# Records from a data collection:
>>>>>
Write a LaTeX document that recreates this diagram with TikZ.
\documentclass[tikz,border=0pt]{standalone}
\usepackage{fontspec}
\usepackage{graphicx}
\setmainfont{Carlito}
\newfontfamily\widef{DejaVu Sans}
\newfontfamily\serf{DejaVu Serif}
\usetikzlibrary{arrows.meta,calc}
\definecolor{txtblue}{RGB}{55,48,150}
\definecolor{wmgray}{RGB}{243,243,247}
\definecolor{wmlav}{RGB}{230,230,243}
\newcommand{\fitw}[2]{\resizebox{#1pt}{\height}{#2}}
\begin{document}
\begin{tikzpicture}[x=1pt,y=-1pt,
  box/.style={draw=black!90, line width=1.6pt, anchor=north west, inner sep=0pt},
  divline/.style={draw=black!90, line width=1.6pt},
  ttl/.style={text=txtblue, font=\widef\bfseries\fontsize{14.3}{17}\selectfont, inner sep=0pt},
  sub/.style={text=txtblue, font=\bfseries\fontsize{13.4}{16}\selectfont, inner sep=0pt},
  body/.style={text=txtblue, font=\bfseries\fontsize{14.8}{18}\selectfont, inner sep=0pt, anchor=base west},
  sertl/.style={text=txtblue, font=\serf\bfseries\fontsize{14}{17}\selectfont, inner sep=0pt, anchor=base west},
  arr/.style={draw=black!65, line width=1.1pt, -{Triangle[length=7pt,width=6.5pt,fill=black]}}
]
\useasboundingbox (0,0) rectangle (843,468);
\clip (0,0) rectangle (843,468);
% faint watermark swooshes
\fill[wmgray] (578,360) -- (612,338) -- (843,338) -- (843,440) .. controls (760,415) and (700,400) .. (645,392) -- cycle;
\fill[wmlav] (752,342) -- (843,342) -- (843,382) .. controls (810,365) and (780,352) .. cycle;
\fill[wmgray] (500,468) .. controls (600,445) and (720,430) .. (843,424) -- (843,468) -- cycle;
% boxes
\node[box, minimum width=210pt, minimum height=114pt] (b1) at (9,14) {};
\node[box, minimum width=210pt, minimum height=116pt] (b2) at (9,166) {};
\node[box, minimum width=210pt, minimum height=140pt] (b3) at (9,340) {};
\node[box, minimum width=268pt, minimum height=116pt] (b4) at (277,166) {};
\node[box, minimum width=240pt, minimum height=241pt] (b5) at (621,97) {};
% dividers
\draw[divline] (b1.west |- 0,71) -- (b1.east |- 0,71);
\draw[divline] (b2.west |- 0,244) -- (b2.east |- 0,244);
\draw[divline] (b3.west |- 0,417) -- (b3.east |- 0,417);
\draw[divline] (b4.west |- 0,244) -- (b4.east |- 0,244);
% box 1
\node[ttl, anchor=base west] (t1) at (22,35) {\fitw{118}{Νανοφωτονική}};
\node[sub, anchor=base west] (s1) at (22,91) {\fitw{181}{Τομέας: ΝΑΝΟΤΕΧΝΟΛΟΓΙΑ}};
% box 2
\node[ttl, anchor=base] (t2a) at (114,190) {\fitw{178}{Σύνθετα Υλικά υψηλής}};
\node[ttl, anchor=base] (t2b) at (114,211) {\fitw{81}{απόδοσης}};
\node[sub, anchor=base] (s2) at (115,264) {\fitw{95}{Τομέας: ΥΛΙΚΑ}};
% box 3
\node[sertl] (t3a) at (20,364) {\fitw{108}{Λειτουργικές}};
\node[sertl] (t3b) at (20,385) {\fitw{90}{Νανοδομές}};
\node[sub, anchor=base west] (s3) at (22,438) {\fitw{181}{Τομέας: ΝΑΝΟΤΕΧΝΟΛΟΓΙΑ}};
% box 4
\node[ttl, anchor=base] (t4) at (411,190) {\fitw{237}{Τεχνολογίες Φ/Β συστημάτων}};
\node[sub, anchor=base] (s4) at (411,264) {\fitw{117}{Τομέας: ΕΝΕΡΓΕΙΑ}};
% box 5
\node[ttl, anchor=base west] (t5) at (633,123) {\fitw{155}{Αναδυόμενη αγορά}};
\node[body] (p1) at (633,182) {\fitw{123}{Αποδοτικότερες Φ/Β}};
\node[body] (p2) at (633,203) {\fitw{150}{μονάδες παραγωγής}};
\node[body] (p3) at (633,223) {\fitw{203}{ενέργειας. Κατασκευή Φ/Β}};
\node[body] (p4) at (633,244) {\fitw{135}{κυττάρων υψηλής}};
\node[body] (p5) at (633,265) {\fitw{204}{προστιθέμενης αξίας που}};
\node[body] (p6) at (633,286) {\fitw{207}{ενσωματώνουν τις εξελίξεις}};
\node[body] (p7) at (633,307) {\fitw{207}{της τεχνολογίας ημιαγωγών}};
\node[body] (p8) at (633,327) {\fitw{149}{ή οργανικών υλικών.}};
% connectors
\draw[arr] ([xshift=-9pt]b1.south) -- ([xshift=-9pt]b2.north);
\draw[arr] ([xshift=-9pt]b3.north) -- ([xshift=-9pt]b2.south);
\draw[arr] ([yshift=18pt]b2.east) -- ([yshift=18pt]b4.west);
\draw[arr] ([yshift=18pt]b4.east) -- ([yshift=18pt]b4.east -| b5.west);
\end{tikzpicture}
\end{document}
<<<<<
>>>>>
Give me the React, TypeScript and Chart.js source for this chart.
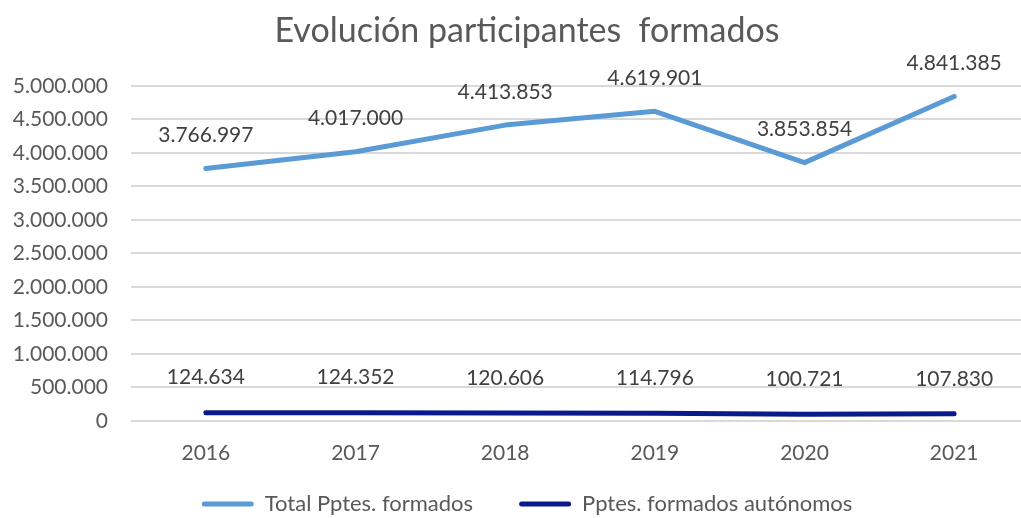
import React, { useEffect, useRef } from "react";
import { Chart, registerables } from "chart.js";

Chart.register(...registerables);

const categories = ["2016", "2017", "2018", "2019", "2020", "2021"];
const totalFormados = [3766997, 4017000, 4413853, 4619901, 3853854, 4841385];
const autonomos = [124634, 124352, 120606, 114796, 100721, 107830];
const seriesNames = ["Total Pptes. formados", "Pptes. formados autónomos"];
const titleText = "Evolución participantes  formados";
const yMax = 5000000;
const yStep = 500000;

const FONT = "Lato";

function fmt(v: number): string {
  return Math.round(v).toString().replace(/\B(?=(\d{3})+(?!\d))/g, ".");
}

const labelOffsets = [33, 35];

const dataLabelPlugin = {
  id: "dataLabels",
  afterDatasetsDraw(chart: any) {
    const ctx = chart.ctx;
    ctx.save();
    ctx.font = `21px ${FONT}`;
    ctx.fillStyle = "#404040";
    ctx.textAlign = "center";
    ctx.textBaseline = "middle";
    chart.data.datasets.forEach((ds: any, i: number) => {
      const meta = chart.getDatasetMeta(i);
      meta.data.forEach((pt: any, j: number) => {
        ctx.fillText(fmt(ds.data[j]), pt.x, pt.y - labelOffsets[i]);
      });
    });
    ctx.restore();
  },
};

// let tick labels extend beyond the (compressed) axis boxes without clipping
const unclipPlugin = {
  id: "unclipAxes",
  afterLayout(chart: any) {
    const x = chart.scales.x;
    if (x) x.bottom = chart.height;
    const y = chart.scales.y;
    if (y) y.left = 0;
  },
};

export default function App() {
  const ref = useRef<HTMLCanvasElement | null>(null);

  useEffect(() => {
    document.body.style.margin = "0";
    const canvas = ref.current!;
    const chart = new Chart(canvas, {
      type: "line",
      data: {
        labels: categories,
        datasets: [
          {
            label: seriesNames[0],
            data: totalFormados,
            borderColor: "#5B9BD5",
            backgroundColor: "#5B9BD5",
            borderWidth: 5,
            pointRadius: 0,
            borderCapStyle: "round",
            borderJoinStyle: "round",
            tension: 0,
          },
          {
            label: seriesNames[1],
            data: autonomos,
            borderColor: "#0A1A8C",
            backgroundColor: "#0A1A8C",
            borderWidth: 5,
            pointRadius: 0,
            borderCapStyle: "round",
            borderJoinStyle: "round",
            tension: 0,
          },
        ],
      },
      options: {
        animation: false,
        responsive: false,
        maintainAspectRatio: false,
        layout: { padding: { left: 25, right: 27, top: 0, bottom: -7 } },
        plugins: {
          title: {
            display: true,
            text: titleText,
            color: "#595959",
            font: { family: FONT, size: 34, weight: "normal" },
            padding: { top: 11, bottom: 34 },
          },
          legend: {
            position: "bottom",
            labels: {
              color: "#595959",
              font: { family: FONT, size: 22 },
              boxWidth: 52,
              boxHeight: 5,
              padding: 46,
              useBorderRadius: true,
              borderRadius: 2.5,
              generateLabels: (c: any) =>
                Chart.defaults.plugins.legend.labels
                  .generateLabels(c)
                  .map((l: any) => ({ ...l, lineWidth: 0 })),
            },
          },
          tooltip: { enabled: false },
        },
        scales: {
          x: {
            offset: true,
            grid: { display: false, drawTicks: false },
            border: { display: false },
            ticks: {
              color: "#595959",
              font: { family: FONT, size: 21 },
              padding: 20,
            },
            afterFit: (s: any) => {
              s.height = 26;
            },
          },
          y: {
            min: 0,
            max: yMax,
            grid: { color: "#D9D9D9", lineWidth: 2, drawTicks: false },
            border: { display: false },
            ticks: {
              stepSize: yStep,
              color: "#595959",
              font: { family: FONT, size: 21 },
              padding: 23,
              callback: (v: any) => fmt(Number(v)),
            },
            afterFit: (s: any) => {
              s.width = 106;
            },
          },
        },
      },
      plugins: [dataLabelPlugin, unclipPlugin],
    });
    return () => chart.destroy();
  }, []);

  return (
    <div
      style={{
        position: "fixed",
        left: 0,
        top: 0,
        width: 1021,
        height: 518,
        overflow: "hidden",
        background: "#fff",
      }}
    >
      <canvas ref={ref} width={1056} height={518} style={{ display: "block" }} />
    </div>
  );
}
<<<<<
>>>>>
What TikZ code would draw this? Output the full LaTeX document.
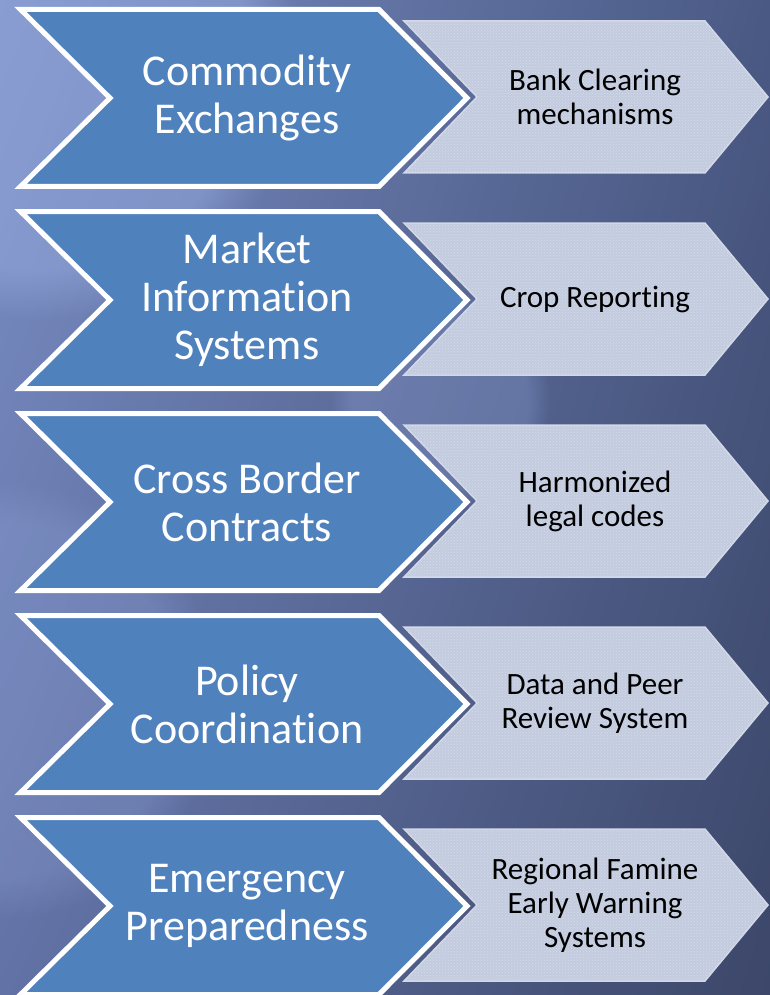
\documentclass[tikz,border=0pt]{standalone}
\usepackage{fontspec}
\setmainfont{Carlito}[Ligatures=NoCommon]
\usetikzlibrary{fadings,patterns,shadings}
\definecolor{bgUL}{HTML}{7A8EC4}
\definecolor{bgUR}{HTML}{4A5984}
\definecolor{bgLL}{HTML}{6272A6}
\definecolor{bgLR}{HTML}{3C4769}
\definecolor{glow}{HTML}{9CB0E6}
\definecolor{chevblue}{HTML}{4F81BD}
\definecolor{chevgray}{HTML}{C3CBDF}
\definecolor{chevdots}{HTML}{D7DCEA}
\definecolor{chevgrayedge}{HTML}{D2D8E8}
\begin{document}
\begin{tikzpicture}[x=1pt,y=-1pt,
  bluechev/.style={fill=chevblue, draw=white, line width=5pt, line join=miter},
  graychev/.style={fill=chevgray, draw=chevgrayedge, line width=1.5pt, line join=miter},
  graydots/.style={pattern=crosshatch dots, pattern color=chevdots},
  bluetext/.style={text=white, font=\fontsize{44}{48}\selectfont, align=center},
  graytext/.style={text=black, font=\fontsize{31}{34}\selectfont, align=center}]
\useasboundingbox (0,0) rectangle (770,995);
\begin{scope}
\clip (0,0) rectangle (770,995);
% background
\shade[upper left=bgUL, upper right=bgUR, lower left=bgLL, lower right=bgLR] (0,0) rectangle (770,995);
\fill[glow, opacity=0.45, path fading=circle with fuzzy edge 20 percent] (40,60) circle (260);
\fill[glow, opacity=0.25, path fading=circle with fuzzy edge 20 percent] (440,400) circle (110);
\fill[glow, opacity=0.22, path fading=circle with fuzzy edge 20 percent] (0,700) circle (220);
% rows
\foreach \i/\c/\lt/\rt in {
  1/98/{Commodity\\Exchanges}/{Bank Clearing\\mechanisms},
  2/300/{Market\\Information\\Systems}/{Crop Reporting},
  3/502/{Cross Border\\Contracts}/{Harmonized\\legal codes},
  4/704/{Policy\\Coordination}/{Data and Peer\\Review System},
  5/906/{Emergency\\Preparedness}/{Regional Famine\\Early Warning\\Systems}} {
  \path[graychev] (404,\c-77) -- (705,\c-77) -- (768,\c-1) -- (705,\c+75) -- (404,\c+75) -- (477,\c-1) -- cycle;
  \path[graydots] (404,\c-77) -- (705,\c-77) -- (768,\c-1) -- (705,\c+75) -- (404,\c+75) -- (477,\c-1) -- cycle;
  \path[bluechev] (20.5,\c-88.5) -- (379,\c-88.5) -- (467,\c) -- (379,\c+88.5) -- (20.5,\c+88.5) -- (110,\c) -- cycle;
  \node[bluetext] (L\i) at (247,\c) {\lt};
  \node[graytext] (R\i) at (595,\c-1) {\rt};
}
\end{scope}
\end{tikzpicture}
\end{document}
<<<<<
# WHAT YOU ARE ASKED TO DO:
Quote exactly what appears from the line containing "Give me the" through the line containing "Chart.register(...registerables);", both included, except for the pictures, and nothing more.

# EXERCISE RESPONSE:
Give me the React, TypeScript and Chart.js source for this chart.
import React, { useEffect, useRef } from "react";
import { Chart, registerables } from "chart.js";

Chart.register(...registerables);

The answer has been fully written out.